Another mistake? Thinking the country is landlocked. Because of how it wraps around Mali and Burkina Faso, some people forget Guinea has a massive Atlantic coastline. That coastline is the gateway for most of the region’s trade. Conakry is a chaotic, vibrant hub, but it’s also one of the wettest cities in the world. Between June and September, it doesn't just rain; the sky basically falls.
How to use this info for travel or research
If you're planning to actually visit or study the area, don't rely on a generic continent-wide map. You need a topographical map. The roads in Guinea are... let's call them "adventurous." A 100-mile trip on the map might look like a two-hour drive, but in reality, because of the mountainous terrain and the state of the infrastructure, it could take ten hours.
- Check the season. A map won't tell you that half the roads in the north disappear during the rainy season.
- Distinguish the Guineas. Remember: Conakry (French-speaking), Bissau (Portuguese-speaking), and Malabo (Spanish-speaking, in Equatorial Guinea).
- Look for the rivers.
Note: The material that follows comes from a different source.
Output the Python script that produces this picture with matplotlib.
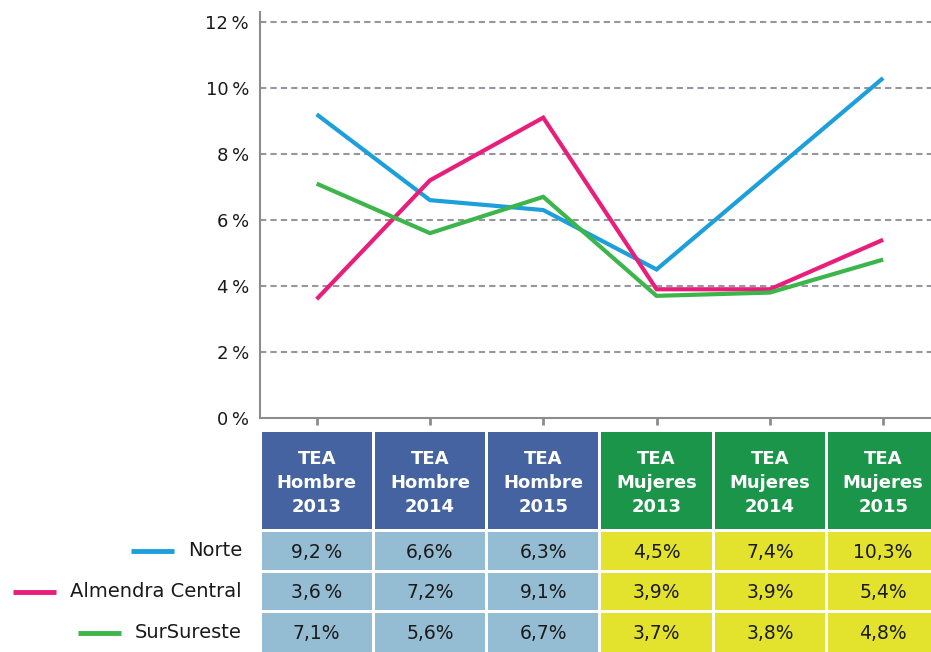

If you want to understand why West Africa looks the way it does, trace the Niger River back to its source in the Guinean highlands. It starts just 150 miles from the Atlantic but flows away from the ocean into the Sahara before looping back down to Nigeria. It’s one of the great geographical "u-turns" in the world.
- Identify the Nimba Mountains. If you're into biodiversity, this is your focal point. It’s where the map meets real-world environmental stakes.
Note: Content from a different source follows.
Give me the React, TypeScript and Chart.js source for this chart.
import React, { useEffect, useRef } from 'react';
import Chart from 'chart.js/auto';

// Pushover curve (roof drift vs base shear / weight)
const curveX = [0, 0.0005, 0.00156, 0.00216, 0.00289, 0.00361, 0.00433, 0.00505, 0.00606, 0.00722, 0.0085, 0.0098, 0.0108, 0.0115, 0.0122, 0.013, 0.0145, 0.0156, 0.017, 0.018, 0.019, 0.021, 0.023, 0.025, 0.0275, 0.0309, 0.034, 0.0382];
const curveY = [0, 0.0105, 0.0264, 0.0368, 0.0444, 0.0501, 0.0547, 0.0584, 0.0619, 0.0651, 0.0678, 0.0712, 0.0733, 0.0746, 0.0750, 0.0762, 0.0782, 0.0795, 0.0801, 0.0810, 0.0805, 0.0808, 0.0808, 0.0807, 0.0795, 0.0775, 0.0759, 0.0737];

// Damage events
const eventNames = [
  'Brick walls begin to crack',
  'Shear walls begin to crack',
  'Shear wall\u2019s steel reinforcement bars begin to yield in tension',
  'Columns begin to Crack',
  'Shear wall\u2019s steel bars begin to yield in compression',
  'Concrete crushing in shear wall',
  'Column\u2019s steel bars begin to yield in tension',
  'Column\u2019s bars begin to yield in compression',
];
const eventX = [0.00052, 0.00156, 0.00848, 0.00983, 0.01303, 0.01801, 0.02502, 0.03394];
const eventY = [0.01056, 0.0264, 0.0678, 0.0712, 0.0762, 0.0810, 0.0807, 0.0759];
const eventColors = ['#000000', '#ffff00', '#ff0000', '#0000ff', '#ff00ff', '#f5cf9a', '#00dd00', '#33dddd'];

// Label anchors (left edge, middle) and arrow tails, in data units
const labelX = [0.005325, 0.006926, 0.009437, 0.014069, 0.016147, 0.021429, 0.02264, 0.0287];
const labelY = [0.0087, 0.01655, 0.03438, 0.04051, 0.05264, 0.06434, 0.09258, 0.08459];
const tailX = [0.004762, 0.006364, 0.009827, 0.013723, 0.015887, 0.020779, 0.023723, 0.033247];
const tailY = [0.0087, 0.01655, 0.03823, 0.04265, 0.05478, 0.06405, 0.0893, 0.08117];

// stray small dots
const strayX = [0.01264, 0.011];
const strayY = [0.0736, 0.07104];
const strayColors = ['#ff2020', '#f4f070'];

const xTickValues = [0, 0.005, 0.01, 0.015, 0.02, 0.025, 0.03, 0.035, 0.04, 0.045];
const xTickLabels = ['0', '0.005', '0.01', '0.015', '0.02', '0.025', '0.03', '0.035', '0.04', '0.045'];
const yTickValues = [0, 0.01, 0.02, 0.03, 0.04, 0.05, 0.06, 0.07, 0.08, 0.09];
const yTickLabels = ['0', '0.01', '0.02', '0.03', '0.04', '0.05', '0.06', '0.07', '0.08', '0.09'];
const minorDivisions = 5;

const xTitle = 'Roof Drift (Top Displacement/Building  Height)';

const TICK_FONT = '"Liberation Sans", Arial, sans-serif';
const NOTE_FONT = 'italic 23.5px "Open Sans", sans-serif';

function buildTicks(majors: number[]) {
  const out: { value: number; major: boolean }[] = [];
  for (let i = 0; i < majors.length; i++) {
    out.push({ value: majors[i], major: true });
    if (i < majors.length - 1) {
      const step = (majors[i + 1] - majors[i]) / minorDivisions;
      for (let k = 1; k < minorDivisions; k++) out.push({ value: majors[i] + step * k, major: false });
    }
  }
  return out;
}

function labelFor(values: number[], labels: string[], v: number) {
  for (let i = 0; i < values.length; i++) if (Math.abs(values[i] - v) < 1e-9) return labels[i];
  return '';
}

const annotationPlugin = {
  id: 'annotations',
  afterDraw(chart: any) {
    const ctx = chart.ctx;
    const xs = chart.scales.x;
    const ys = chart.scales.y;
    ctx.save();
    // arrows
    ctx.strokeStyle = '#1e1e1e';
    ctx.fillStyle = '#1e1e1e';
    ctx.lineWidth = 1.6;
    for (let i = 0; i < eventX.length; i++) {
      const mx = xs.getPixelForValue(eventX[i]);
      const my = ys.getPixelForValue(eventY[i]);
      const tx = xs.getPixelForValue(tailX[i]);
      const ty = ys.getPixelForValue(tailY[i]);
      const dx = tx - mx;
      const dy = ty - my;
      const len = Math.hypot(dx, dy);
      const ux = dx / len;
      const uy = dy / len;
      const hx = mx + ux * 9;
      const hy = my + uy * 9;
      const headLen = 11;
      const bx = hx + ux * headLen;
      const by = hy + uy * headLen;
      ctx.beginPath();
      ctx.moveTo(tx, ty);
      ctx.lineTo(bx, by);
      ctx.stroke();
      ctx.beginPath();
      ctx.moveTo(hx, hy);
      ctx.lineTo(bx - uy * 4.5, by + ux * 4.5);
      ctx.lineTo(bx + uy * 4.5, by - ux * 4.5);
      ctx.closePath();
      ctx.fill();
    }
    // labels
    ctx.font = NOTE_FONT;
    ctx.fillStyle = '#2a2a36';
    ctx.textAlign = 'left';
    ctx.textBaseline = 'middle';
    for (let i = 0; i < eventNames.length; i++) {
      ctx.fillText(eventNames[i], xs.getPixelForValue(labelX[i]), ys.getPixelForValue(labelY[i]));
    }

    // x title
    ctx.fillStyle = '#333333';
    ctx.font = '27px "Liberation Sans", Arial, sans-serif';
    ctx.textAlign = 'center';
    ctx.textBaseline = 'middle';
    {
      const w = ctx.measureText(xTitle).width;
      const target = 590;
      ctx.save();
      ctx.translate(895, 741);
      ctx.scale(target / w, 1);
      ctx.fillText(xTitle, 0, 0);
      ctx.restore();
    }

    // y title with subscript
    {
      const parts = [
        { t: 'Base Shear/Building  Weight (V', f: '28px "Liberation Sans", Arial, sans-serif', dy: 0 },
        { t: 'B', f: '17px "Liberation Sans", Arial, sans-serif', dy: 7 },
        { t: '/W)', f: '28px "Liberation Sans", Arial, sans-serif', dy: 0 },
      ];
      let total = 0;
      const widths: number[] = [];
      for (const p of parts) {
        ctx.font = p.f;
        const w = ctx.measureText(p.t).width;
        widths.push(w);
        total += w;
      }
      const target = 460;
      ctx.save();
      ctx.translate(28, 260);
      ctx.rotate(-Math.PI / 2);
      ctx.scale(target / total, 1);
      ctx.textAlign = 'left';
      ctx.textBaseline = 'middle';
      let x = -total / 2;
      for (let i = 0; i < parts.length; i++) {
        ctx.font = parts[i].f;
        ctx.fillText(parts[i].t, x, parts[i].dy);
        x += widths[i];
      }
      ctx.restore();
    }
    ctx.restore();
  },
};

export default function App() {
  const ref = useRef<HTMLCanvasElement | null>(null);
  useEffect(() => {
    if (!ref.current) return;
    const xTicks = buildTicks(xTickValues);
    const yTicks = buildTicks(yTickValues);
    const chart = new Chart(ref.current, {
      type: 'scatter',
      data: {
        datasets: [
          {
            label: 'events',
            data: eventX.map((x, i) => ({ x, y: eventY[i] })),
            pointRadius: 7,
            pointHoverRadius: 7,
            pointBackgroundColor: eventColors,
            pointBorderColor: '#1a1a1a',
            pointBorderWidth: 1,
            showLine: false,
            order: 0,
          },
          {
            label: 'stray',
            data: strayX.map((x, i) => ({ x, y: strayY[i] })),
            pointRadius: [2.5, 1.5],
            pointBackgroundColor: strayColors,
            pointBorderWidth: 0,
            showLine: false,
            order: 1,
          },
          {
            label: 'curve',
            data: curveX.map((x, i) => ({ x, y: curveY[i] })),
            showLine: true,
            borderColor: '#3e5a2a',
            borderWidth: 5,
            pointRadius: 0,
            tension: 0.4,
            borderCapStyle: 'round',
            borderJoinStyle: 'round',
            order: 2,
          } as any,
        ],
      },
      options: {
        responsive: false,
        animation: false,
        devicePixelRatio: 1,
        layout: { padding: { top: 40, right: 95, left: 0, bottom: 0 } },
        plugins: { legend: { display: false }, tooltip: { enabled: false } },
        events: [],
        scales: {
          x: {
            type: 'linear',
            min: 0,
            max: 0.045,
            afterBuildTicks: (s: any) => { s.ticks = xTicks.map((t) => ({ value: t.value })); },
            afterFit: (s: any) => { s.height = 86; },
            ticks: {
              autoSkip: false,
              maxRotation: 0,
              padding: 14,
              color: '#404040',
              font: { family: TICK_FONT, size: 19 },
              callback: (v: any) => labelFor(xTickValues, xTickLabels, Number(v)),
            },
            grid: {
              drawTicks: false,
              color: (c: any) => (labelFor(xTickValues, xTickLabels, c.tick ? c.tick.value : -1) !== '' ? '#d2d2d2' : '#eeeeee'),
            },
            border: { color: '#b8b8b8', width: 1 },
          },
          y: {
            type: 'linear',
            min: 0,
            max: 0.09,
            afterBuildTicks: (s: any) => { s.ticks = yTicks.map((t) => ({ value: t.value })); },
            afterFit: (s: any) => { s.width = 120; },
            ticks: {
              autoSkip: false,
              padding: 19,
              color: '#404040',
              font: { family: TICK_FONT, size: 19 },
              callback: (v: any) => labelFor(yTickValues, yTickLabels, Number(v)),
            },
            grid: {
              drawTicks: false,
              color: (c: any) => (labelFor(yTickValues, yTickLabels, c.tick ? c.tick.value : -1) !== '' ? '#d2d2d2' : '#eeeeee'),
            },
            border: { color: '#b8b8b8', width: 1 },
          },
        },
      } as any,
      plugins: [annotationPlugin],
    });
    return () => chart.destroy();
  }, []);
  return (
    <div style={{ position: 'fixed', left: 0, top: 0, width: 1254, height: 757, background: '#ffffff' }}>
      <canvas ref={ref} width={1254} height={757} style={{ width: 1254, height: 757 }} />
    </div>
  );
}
The geography of Guinea is a story of contrast. You go from the humid, salty air of the Atlantic to the crisp, chilly mornings of the Fouta Djallon in a single day’s travel. It’s a place where the map is constantly being redefined by the earth itself—through shifting rivers and the extraction of the very rocks the country is built on. Understanding where guinea in africa map sits is just the first step; understanding the verticality and the water is where the real insight happens.